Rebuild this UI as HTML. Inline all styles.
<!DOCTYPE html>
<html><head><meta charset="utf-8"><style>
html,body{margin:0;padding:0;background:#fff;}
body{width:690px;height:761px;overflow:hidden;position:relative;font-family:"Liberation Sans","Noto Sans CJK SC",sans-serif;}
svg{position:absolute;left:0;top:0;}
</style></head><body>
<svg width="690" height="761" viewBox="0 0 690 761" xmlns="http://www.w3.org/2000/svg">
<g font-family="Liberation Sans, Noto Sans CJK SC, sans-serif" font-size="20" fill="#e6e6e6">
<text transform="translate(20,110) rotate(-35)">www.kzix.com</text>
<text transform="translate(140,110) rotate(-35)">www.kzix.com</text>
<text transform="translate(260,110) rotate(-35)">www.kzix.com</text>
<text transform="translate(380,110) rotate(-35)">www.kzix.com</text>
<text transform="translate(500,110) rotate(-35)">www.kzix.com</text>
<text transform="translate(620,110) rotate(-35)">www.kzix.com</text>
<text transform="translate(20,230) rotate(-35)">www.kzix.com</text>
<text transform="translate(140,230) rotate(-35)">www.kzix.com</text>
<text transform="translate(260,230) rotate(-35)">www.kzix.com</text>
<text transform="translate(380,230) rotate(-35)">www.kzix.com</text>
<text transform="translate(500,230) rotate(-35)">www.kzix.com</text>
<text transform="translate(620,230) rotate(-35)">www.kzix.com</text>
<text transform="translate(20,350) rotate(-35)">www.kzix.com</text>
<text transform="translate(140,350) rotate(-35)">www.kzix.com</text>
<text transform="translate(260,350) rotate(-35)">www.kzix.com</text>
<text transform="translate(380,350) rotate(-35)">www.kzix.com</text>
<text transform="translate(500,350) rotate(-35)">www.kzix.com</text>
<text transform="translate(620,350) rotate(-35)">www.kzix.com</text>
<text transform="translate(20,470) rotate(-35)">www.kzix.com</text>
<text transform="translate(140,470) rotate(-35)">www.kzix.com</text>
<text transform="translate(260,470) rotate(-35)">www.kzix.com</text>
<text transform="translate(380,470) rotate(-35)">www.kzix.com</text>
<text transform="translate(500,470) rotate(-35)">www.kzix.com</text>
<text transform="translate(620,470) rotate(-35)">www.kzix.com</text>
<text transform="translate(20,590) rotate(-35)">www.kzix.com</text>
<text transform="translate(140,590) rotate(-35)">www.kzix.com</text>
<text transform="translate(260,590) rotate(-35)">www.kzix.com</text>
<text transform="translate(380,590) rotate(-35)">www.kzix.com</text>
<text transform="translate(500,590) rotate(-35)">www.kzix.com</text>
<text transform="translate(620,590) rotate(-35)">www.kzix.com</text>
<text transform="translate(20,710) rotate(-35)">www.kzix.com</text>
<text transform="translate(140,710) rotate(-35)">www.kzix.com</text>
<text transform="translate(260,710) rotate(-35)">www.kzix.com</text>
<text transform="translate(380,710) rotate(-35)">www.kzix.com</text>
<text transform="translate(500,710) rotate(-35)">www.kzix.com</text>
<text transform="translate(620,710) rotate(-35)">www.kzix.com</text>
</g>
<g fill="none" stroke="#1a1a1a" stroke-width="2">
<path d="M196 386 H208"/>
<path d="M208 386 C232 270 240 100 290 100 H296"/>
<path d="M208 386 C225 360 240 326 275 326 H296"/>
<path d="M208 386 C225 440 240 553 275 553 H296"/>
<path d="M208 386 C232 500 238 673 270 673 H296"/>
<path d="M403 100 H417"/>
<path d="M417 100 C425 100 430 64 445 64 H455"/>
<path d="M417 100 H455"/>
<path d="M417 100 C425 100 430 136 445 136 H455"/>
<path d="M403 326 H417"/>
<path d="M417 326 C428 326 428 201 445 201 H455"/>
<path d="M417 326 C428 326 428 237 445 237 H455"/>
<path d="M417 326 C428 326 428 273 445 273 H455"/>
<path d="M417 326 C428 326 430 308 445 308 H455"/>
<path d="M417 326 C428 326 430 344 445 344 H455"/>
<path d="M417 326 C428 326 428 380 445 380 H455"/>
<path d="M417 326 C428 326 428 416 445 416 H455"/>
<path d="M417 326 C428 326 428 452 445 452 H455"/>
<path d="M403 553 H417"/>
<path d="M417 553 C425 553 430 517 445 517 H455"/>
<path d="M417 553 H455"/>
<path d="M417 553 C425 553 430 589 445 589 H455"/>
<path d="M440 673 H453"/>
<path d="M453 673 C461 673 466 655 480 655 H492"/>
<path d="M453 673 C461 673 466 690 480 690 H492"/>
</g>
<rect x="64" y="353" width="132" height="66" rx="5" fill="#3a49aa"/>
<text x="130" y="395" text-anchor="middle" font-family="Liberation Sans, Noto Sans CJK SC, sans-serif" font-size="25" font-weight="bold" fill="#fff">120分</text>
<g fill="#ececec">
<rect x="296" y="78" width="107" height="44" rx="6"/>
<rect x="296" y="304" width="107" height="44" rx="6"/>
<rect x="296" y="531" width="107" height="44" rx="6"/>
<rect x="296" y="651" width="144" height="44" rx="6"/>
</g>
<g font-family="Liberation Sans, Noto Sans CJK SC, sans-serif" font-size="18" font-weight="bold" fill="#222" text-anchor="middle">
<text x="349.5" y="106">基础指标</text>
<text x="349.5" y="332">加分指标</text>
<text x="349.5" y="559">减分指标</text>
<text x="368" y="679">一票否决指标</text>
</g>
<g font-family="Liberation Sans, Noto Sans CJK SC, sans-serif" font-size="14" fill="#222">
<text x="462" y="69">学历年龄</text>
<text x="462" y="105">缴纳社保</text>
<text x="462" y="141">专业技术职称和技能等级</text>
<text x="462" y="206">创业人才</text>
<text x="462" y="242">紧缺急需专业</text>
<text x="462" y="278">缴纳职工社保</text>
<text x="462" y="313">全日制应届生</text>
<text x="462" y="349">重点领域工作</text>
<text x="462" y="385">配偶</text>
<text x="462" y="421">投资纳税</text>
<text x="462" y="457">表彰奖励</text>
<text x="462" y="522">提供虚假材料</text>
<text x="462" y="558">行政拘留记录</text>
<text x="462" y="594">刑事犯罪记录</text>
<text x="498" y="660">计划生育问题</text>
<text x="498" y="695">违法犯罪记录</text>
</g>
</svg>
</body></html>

◆ TASK PROMPT: Extract each line from the listing above, please, and repeat it exactly.

◆ SOLUTION BELOW:
Rebuild this UI as HTML. Inline all styles.
<!DOCTYPE html>
<html><head><meta charset="utf-8"><style>
html,body{margin:0;padding:0;background:#fff;}
body{width:690px;height:761px;overflow:hidden;position:relative;font-family:"Liberation Sans","Noto Sans CJK SC",sans-serif;}
svg{position:absolute;left:0;top:0;}
</style></head><body>
<svg width="690" height="761" viewBox="0 0 690 761" xmlns="http://www.w3.org/2000/svg">
<g font-family="Liberation Sans, Noto Sans CJK SC, sans-serif" font-size="20" fill="#e6e6e6">
<text transform="translate(20,110) rotate(-35)">www.kzix.com</text>
<text transform="translate(140,110) rotate(-35)">www.kzix.com</text>
<text transform="translate(260,110) rotate(-35)">www.kzix.com</text>
<text transform="translate(380,110) rotate(-35)">www.kzix.com</text>
<text transform="translate(500,110) rotate(-35)">www.kzix.com</text>
<text transform="translate(620,110) rotate(-35)">www.kzix.com</text>
<text transform="translate(20,230) rotate(-35)">www.kzix.com</text>
<text transform="translate(140,230) rotate(-35)">www.kzix.com</text>
<text transform="translate(260,230) rotate(-35)">www.kzix.com</text>
<text transform="translate(380,230) rotate(-35)">www.kzix.com</text>
<text transform="translate(500,230) rotate(-35)">www.kzix.com</text>
<text transform="translate(620,230) rotate(-35)">www.kzix.com</text>
<text transform="translate(20,350) rotate(-35)">www.kzix.com</text>
<text transform="translate(140,350) rotate(-35)">www.kzix.com</text>
<text transform="translate(260,350) rotate(-35)">www.kzix.com</text>
<text transform="translate(380,350) rotate(-35)">www.kzix.com</text>
<text transform="translate(500,350) rotate(-35)">www.kzix.com</text>
<text transform="translate(620,350) rotate(-35)">www.kzix.com</text>
<text transform="translate(20,470) rotate(-35)">www.kzix.com</text>
<text transform="translate(140,470) rotate(-35)">www.kzix.com</text>
<text transform="translate(260,470) rotate(-35)">www.kzix.com</text>
<text transform="translate(380,470) rotate(-35)">www.kzix.com</text>
<text transform="translate(500,470) rotate(-35)">www.kzix.com</text>
<text transform="translate(620,470) rotate(-35)">www.kzix.com</text>
<text transform="translate(20,590) rotate(-35)">www.kzix.com</text>
<text transform="translate(140,590) rotate(-35)">www.kzix.com</text>
<text transform="translate(260,590) rotate(-35)">www.kzix.com</text>
<text transform="translate(380,590) rotate(-35)">www.kzix.com</text>
<text transform="translate(500,590) rotate(-35)">www.kzix.com</text>
<text transform="translate(620,590) rotate(-35)">www.kzix.com</text>
<text transform="translate(20,710) rotate(-35)">www.kzix.com</text>
<text transform="translate(140,710) rotate(-35)">www.kzix.com</text>
<text transform="translate(260,710) rotate(-35)">www.kzix.com</text>
<text transform="translate(380,710) rotate(-35)">www.kzix.com</text>
<text transform="translate(500,710) rotate(-35)">www.kzix.com</text>
<text transform="translate(620,710) rotate(-35)">www.kzix.com</text>
</g>
<g fill="none" stroke="#1a1a1a" stroke-width="2">
<path d="M196 386 H208"/>
<path d="M208 386 C232 270 240 100 290 100 H296"/>
<path d="M208 386 C225 360 240 326 275 326 H296"/>
<path d="M208 386 C225 440 240 553 275 553 H296"/>
<path d="M208 386 C232 500 238 673 270 673 H296"/>
<path d="M403 100 H417"/>
<path d="M417 100 C425 100 430 64 445 64 H455"/>
<path d="M417 100 H455"/>
<path d="M417 100 C425 100 430 136 445 136 H455"/>
<path d="M403 326 H417"/>
<path d="M417 326 C428 326 428 201 445 201 H455"/>
<path d="M417 326 C428 326 428 237 445 237 H455"/>
<path d="M417 326 C428 326 428 273 445 273 H455"/>
<path d="M417 326 C428 326 430 308 445 308 H455"/>
<path d="M417 326 C428 326 430 344 445 344 H455"/>
<path d="M417 326 C428 326 428 380 445 380 H455"/>
<path d="M417 326 C428 326 428 416 445 416 H455"/>
<path d="M417 326 C428 326 428 452 445 452 H455"/>
<path d="M403 553 H417"/>
<path d="M417 553 C425 553 430 517 445 517 H455"/>
<path d="M417 553 H455"/>
<path d="M417 553 C425 553 430 589 445 589 H455"/>
<path d="M440 673 H453"/>
<path d="M453 673 C461 673 466 655 480 655 H492"/>
<path d="M453 673 C461 673 466 690 480 690 H492"/>
</g>
<rect x="64" y="353" width="132" height="66" rx="5" fill="#3a49aa"/>
<text x="130" y="395" text-anchor="middle" font-family="Liberation Sans, Noto Sans CJK SC, sans-serif" font-size="25" font-weight="bold" fill="#fff">120分</text>
<g fill="#ececec">
<rect x="296" y="78" width="107" height="44" rx="6"/>
<rect x="296" y="304" width="107" height="44" rx="6"/>
<rect x="296" y="531" width="107" height="44" rx="6"/>
<rect x="296" y="651" width="144" height="44" rx="6"/>
</g>
<g font-family="Liberation Sans, Noto Sans CJK SC, sans-serif" font-size="18" font-weight="bold" fill="#222" text-anchor="middle">
<text x="349.5" y="106">基础指标</text>
<text x="349.5" y="332">加分指标</text>
<text x="349.5" y="559">减分指标</text>
<text x="368" y="679">一票否决指标</text>
</g>
<g font-family="Liberation Sans, Noto Sans CJK SC, sans-serif" font-size="14" fill="#222">
<text x="462" y="69">学历年龄</text>
<text x="462" y="105">缴纳社保</text>
<text x="462" y="141">专业技术职称和技能等级</text>
<text x="462" y="206">创业人才</text>
<text x="462" y="242">紧缺急需专业</text>
<text x="462" y="278">缴纳职工社保</text>
<text x="462" y="313">全日制应届生</text>
<text x="462" y="349">重点领域工作</text>
<text x="462" y="385">配偶</text>
<text x="462" y="421">投资纳税</text>
<text x="462" y="457">表彰奖励</text>
<text x="462" y="522">提供虚假材料</text>
<text x="462" y="558">行政拘留记录</text>
<text x="462" y="594">刑事犯罪记录</text>
<text x="498" y="660">计划生育问题</text>
<text x="498" y="695">违法犯罪记录</text>
</g>
</svg>
</body></html>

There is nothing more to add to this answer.